Physiological and transcriptomic response of Medicago truncatula to colonization with high and low benefit arbuscular mycorrhizal fungi

ABSTRACT

Arbuscular mycorrhizal (AM) fungi form a root endosymbiosis with many agronomically important crop species and both enhance the ability of their host to obtain nutrients from the soil and increase host tolerance to biotic and abiotic stressors. However, AM fungal species differ in the benefits they provide to their host plants. Here, we examined the putative molecular mechanisms involved in the regulation of the physiological response of Medicago truncatula to either Rhizophagus irregularis or Glomus aggregatum, a high or a low benefit AM fungus, respectively. Colonization with R. irregularis led to higher growth and nutrient uptake benefits than the colonization with G. aggregatum.

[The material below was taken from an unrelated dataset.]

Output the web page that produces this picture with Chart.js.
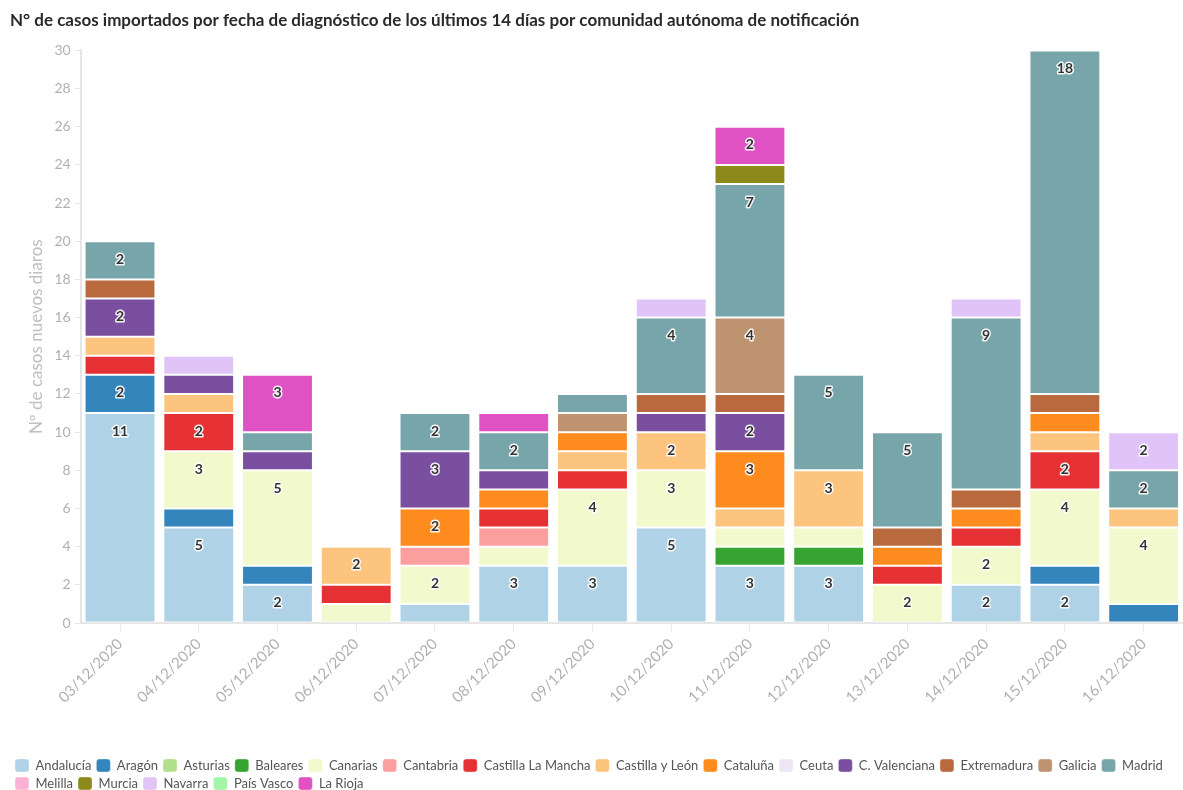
<!DOCTYPE html>
<html lang="es">
<head>
<meta charset="utf-8">
<title>Casos importados por comunidad autónoma</title>
<script src="https://cdn.jsdelivr.net/npm/chart.js@4.4.1/dist/chart.umd.min.js"></script>
<style>
  html, body { margin: 0; padding: 0; background: #fff; }
  #wrap { width: 1183px; height: 790px; position: relative; }
</style>
</head>
<body>
<div id="wrap"><canvas id="chart"></canvas></div>
<script>
"use strict";

// ── Data ───────────────────────────────────────────────────────────────────
const FECHAS = [
  "03/12/2020", "04/12/2020", "05/12/2020", "06/12/2020", "07/12/2020",
  "08/12/2020", "09/12/2020", "10/12/2020", "11/12/2020", "12/12/2020",
  "13/12/2020", "14/12/2020", "15/12/2020", "16/12/2020",
];

const COMUNIDADES = [
  "Andalucía", "Aragón", "Asturias", "Baleares", "Canarias", "Cantabria",
  "Castilla La Mancha", "Castilla y León", "Cataluña", "Ceuta",
  "C. Valenciana", "Extremadura", "Galicia", "Madrid", "Melilla", "Murcia",
  "Navarra", "País Vasco", "La Rioja",
];

const COLORES = [
  "#afd2e6", "#3585bd", "#b2df8a", "#37a330", "#f2f9cc", "#fa9f9e",
  "#e53134", "#fcc47e", "#fd8b1e", "#efe6f5",
  "#7a4fa0", "#b8693d", "#bd9370", "#78a5aa", "#fbb1d6", "#8b8a1a",
  "#e0c4f8", "#a3f5a8", "#e052c3",
];

// one row per comunidad, one value per fecha
const andalucia    = [11, 5, 2, 0, 1, 3, 3, 5, 3, 3, 0, 2, 2, 0];
const aragon       = [ 2, 1, 1, 0, 0, 0, 0, 0, 0, 0, 0, 0, 1, 1];
const asturias     = [ 0, 0, 0, 0, 0, 0, 0, 0, 0, 0, 0, 0, 0, 0];
const baleares     = [ 0, 0, 0, 0, 0, 0, 0, 0, 1, 1, 0, 0, 0, 0];
const canarias     = [ 0, 3, 5, 1, 2, 1, 4, 3, 1, 1, 2, 2, 4, 4];
const cantabria    = [ 0, 0, 0, 0, 1, 1, 0, 0, 0, 0, 0, 0, 0, 0];
const castillaLM   = [ 1, 2, 0, 1, 0, 1, 1, 0, 0, 0, 1, 1, 2, 0];
const castillaYL   = [ 1, 1, 0, 2, 0, 0, 1, 2, 1, 3, 0, 0, 1, 1];
const cataluna     = [ 0, 0, 0, 0, 2, 1, 1, 0, 3, 0, 1, 1, 1, 0];
const ceuta        = [ 0, 0, 0, 0, 0, 0, 0, 0, 0, 0, 0, 0, 0, 0];
const cValenciana  = [ 2, 1, 1, 0, 3, 1, 0, 1, 2, 0, 0, 0, 0, 0];
const extremadura  = [ 1, 0, 0, 0, 0, 0, 0, 1, 1, 0, 1, 1, 1, 0];
const galicia      = [ 0, 0, 0, 0, 0, 0, 1, 0, 4, 0, 0, 0, 0, 0];
const madrid       = [ 2, 0, 1, 0, 2, 2, 1, 4, 7, 5, 5, 9, 18, 2];
const melilla      = [ 0, 0, 0, 0, 0, 0, 0, 0, 0, 0, 0, 0, 0, 0];
const murcia       = [ 0, 0, 0, 0, 0, 0, 0, 0, 1, 0, 0, 0, 0, 0];
const navarra      = [ 0, 1, 0, 0, 0, 0, 0, 1, 0, 0, 0, 1, 0, 2];
const paisVasco    = [ 0, 0, 0, 0, 0, 0, 0, 0, 0, 0, 0, 0, 0, 0];
const laRioja      = [ 0, 0, 3, 0, 0, 1, 0, 0, 2, 0, 0, 0, 0, 0];

const SERIES = [
  andalucia, aragon, asturias, baleares, canarias, cantabria,
  castillaLM, castillaYL, cataluna, ceuta,
  cValenciana, extremadura, galicia, madrid, melilla, murcia,
  navarra, paisVasco, laRioja,
];

const Y_TICKS = [0, 2, 4, 6, 8, 10, 12, 14, 16, 18, 20, 22, 24, 26, 28, 30];

// ── Plugins ────────────────────────────────────────────────────────────────
// value labels near the top of each segment (only for 2 or more)
const segmentLabels = {
  id: "segmentLabels",
  afterDatasetsDraw(chart) {
    const ctx = chart.ctx;
    ctx.save();
    ctx.font = "bold 14px Lato, 'Open Sans', sans-serif";
    ctx.textAlign = "center";
    ctx.textBaseline = "middle";
    ctx.lineJoin = "round";
    chart.data.datasets.forEach((ds, i) => {
      const meta = chart.getDatasetMeta(i);
      meta.data.forEach((bar, j) => {
        const v = ds.data[j];
        if (!v || v < 2) return;
        const y = bar.y + 18;
        ctx.lineWidth = 3;
        ctx.strokeStyle = "rgba(255,255,255,0.9)";
        ctx.strokeText(String(v), bar.x, y);
        ctx.fillStyle = "#333";
        ctx.fillText(String(v), bar.x, y);
      });
    });
    ctx.restore();
  },
};

// ── Chart ──────────────────────────────────────────────────────────────────
const ctx = document.getElementById("chart").getContext("2d");

new Chart(ctx, {
  type: "bar",
  data: {
    labels: FECHAS,
    datasets: COMUNIDADES.map((name, i) => ({
      label: name,
      data: SERIES[i],
      backgroundColor: COLORES[i],
      borderColor: "rgba(255,255,255,0.35)",
      borderWidth: 1,
      borderSkipped: false,
      barPercentage: 0.9,
      categoryPercentage: 1,
    })),
  },
  options: {
    responsive: true,
    maintainAspectRatio: false,
    animation: false,
    layout: { padding: { left: 10, right: 0, top: 0, bottom: -10 } },
    scales: {
      x: {
        stacked: true,
        grid: { display: true, drawOnChartArea: false, offset: false, color: "#e6e6e6", tickLength: 8 },
        border: { color: "#e6e6e6", width: 2 },
        ticks: {
          minRotation: 45,
          maxRotation: 45,
          color: "#b0b0b0",
          font: { family: "Lato, 'Open Sans', sans-serif", size: 15 },
          padding: 4,
        },
        afterFit(scale) { scale.height = 131; },
      },
      y: {
        stacked: true,
        min: 0,
        max: 30,
        afterBuildTicks(scale) { scale.ticks = Y_TICKS.map((v) => ({ value: v })); },
        grid: { display: true, drawOnChartArea: false, color: "#e6e6e6", tickLength: 6 },
        border: { color: "#e6e6e6", width: 2 },
        ticks: {
          color: "#b0b0b0",
          font: { family: "Lato, 'Open Sans', sans-serif", size: 14 },
          padding: 4,
        },
        title: {
          display: true,
          text: "Nº de casos nuevos diaros",
          color: "#c0c0c0",
          font: { family: "Lato, 'Open Sans', sans-serif", size: 17 },
          padding: { top: 16, bottom: 4 },
        },
      },
    },
    plugins: {
      title: {
        display: true,
        text: "N° de casos importados por fecha de diagnóstico de los últimos 14 días por comunidad autónoma de notificación",
        align: "start",
        color: "#2a2a2a",
        font: { family: "Lato, 'Open Sans', sans-serif", size: 17, weight: "bold" },
        padding: { top: 10, bottom: 20 },
      },
      legend: {
        position: "bottom",
        align: "start",
        labels: {
          boxWidth: 14,
          boxHeight: 13,
          useBorderRadius: true,
          borderRadius: 3,
          padding: 5,
          color: "#555",
          font: { family: "Lato, 'Open Sans', sans-serif", size: 13 },
        },
      },
      tooltip: { enabled: false },
    },
  },
  plugins: [segmentLabels],
});
</script>
</body>
</html>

These benefits were linked to an elevated expression in the roots of genes involved in strigolactone biosynthesis (NSP1, NSP2, CCD7, and MAX1a), mycorrhiza-induced phosphate (PT8), ammonium (AMT2;3), and nitrate (NPF4.12) transporters and the putative ammonium transporter NIP1;5. R. irregularis also stimulated the expression of photosynthesis-related genes in the shoot and the upregulation of the sugar transporters SWEET1.2, SWEET3.3 and SWEET 12 and the lipid biosynthesis gene RAM2 in the roots. In contrast, G. aggregatum induced the expression of biotic stress defense response genes in the shoots and several genes associated with abiotic stress in the roots. This suggests that either the host perceives colonization by G. aggregatum as a pathogen attack or that G. aggregatum can prime host defense responses. Our findings reveal novel insights into the molecular mechanisms that control the host plant response to colonization with high- and low-benefit arbuscular mycorrhizal fungal symbionts.